Throughout the past few weeks I have had numerous conversations with parents of current students and alumni about the Christmas dilemma. Parents struggle with how to respond to the dazzling allure of the Christmas season. We smell the trees when walking down Broadway, we see the glistening lights in every store window, and our children know all of the lyrics to Jingle Bells. Parents report that their children want to celebrate Christmas, decorate their homes, and sit on Santa’s lap at Macy’s. As parents we might find ourselves asking the question that Coach Sue Sylvester sardonically asked in the recent episode of Glee, “Is Christmas just a time when Jewish kids get slightly uncomfortable?” Can Christmas provide more than just a source of tension within a Jewish home with young children?
Certainly living in a diverse city like ours, we confront the reality that others are celebrating a holiday that many of us may not be. It is a concrete moment when we may need to say “no” to our children, “No, we don’t celebrate the holiday,” or “no, we won’t have a tree in our home.” For others a compromise position may be devised – whereby you do take elements of the Christmas holiday into your home. But then more questions arise – why do we draw the line where we do and what does it feel like to have to defend our choices? For some, there may be some ambivalence about what it means to be out of step with the larger cultural celebration. For others, this season may bring you back to childhood memories of living in a place where there were far fewer Jews celebrating Chanukah with you – a time of being an outsider, a time of feeling isolated. Or for those of you who were raised in a Christian home, or a home where there was a tree, this may be a time when you wish you still lived in this context.

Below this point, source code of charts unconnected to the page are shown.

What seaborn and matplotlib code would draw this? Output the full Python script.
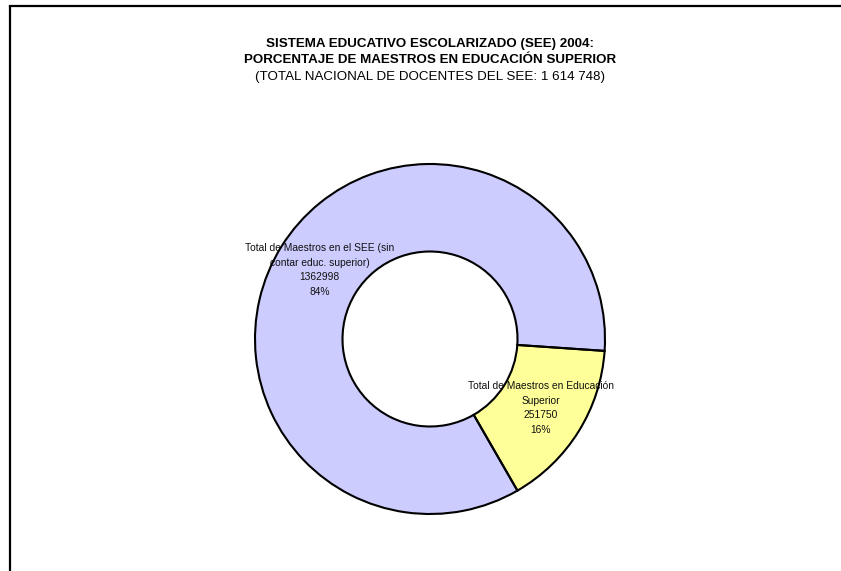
import matplotlib
matplotlib.use("Agg")
import matplotlib.pyplot as plt
from matplotlib.lines import Line2D
import seaborn as sns

# Data
categories = ["Total de Maestros en el SEE (sin\ncontar educ. superior)",
              "Total de Maestros en Educación\nSuperior"]
values = [1362998, 251750]
total_docentes = "1 614 748"
slice_colors = ["#CCCCFF", "#FFFF99"]

sns.set_theme(style="white")
plt.rcParams['font.family'] = ['Liberation Sans', 'DejaVu Sans']
plt.rcParams['text.color'] = 'black'

fig = plt.figure(figsize=(8.41, 5.71), dpi=100)
fig.patch.set_facecolor("white")

# pie centred at (430, 339) px, radius 175 px
W, H = 841, 571
ax = fig.add_axes([255 / W, (H - 514) / H, 350 / W, 350 / H])

tot = sum(values)
labels = [f"{c}\n{v}\n{round(100 * v / tot):.0f}%" for c, v in zip(categories, values)]

wedges, texts = ax.pie(values, labels=labels, colors=slice_colors,
                       startangle=-3.9, counterclock=True,
                       labeldistance=0.745,
                       wedgeprops=dict(width=0.5, edgecolor="none"),
                       textprops=dict(ha="center", va="center", fontsize=7.4,
                                      color="#111111", linespacing=1.58))
# outlines drawn above the labels, like the original
ax.pie(values, colors=slice_colors, startangle=-3.9, counterclock=True,
       wedgeprops=dict(width=0.5, fill=False, edgecolor="black",
                       linewidth=1.5, zorder=5))
ax.set_xlim(-1.0, 1.0)
ax.set_ylim(-1.0, 1.0)
ax.set_aspect("equal")
ax.axis("off")

# titles
cx = 430 / W
fig.text(cx, 1 - 46.7 / H, "SISTEMA EDUCATIVO ESCOLARIZADO (SEE) 2004:",
         ha="center", va="baseline", fontsize=9.6, fontweight="bold", color="black")
fig.text(cx, 1 - 63.2 / H, "PORCENTAJE DE MAESTROS EN EDUCACIÓN SUPERIOR",
         ha="center", va="baseline", fontsize=9.6, fontweight="bold", color="black")
fig.text(cx, 1 - 79.7 / H, f"(TOTAL NACIONAL DE DOCENTES DEL SEE: {total_docentes})",
         ha="center", va="baseline", fontsize=9.6, color="black")

# chart-area frame (only left and top edges fall inside the image)
fig.add_artist(Line2D([10 / W, 10 / W], [0, 1 - 6 / H], color="black",
                      linewidth=1.6, transform=fig.transFigure))
fig.add_artist(Line2D([10 / W, 1], [1 - 6 / H, 1 - 6 / H], color="black",
                      linewidth=1.6, transform=fig.transFigure,
                      solid_capstyle="projecting"))

fig.savefig("out.png", dpi=100, facecolor="white")
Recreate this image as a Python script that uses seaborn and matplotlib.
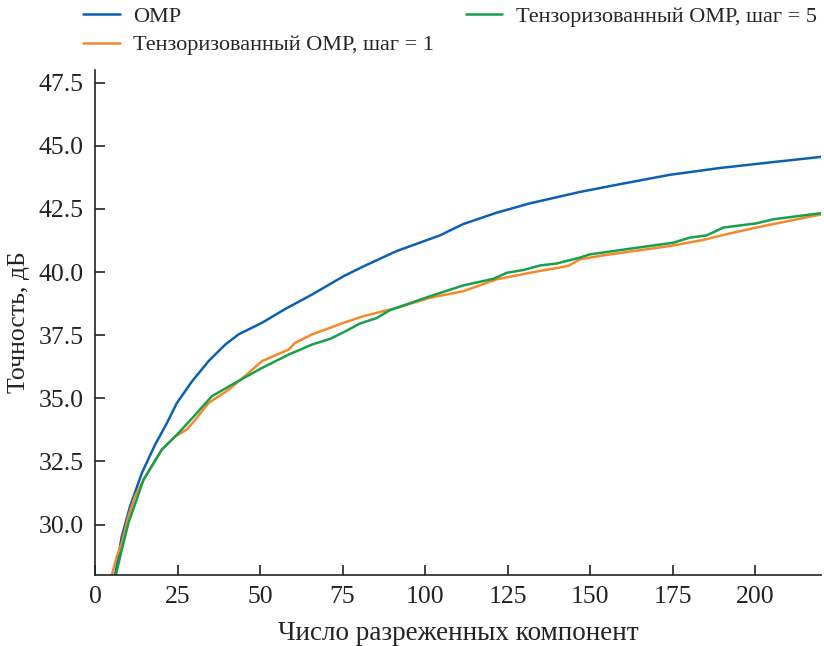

While this season may feel somehow fraught, it is useful to remember that your child may be having a very different experience than you had and may not be sharing your identical anxieties. They may be asking to celebrate Christmas and they may be attracted to elements of the Christmas holiday but your child is also having rich and meaningful experiences around Chanukah as well. They are in a school that values and celebrates this holiday. Your children worked for hours on their menorahs, they sang Chanukah songs, they cooked many tasty treats, and they enjoyed a family celebration within the classroom. They are also being raised in neighborhoods where Chanukah symbols are prominently displayed in stores and residential buildings, and they have many friends who are also preparing for Chanukah.
Everyone needs to find their own way to respond to these various forces but I think the first thing is actually getting clear within yourself about how you feel. If you are clear inside (and also with your partner), it will be a whole lot easier to parent in a thoughtful way. When my children say, “isn’t that a pretty tree” I feel comfortable joining in their admiration but I am also comfortable explaining that we don’t have a tree in our own home because we are Jewish. We can go ice skating at Rockefeller Center, we can see some of the junky Christmas movies, and we can even sing along to Jingle Bells when we hear it playing on the radio. But from my perspective that doesn’t make my family less Jewish. In my family, we also go to my in-laws’ home in Florida and celebrate Christmas with them, because they are Christian. We do this because being a part of my husband’s family, and being there for their special holiday celebration is of high value to me and our family. And I believe that respecting and staying close with family is a high value and is consistent with my family living as Jews. My in-laws have also travelled to join our family for Shabbat dinner and recently, my daughter’s bat mitzvah.
Is it complicated for my children to be raised in a Jewish home where they have their mother’s family celebrating Chanukah and their father’s family celebrating Christmas? It can be. But I think that children are capable of understanding complexity, over time. Their questions change each year and as they grow and develop their questions grow too. But through the years I have also become more comfortable with this conversation. I have also found more and more ways for me and my family to develop deep and authentic connections to Chanukah and Jewish life more broadly. The more we celebrate Chanukah, the more menorahs we slowly accumulate to decorate our dining room table, the more we tie the holiday to community service and giving, the more we admire the flickering Chanukah candles after they are lit, and the more connected we all feel with this tradition.
This holiday season may crystallize the complexity of being a minority in a Christian majority culture. But it is interesting to note that according to some population studies, 80% of American Jews celebrate Chanukah in some ways, making it the most observed Jewish holiday. Rabbi Irwin Kula points out that one might think that if you wanted to assimilate, this December season would be the perfect time. One might think that the last thing you would do is celebrate your own particular holiday precisely at the moment when the rest of the culture is celebrating a something else. Why wouldn’t we all just abandon our traditions at this moment when Christmas surrounds us? But instead we do, in many ways, what the Jews did in the first Chanukah story – choosing to express our distinctiveness rather than just blending into the prominent culture of the time and place. I believe that Chanukah provides families with an opportunity to live our values, to celebrate our differences while also respecting and honor other peoples’ traditions. It is a time to bring miracles into our lives, and to notice the miracles that are already abundantly present – beginning with our children, their menorahs, and the lights that are illuminated when these menorahs are lit.
Wishing you all a Chanukah of light and happiness and a wonderful vacation.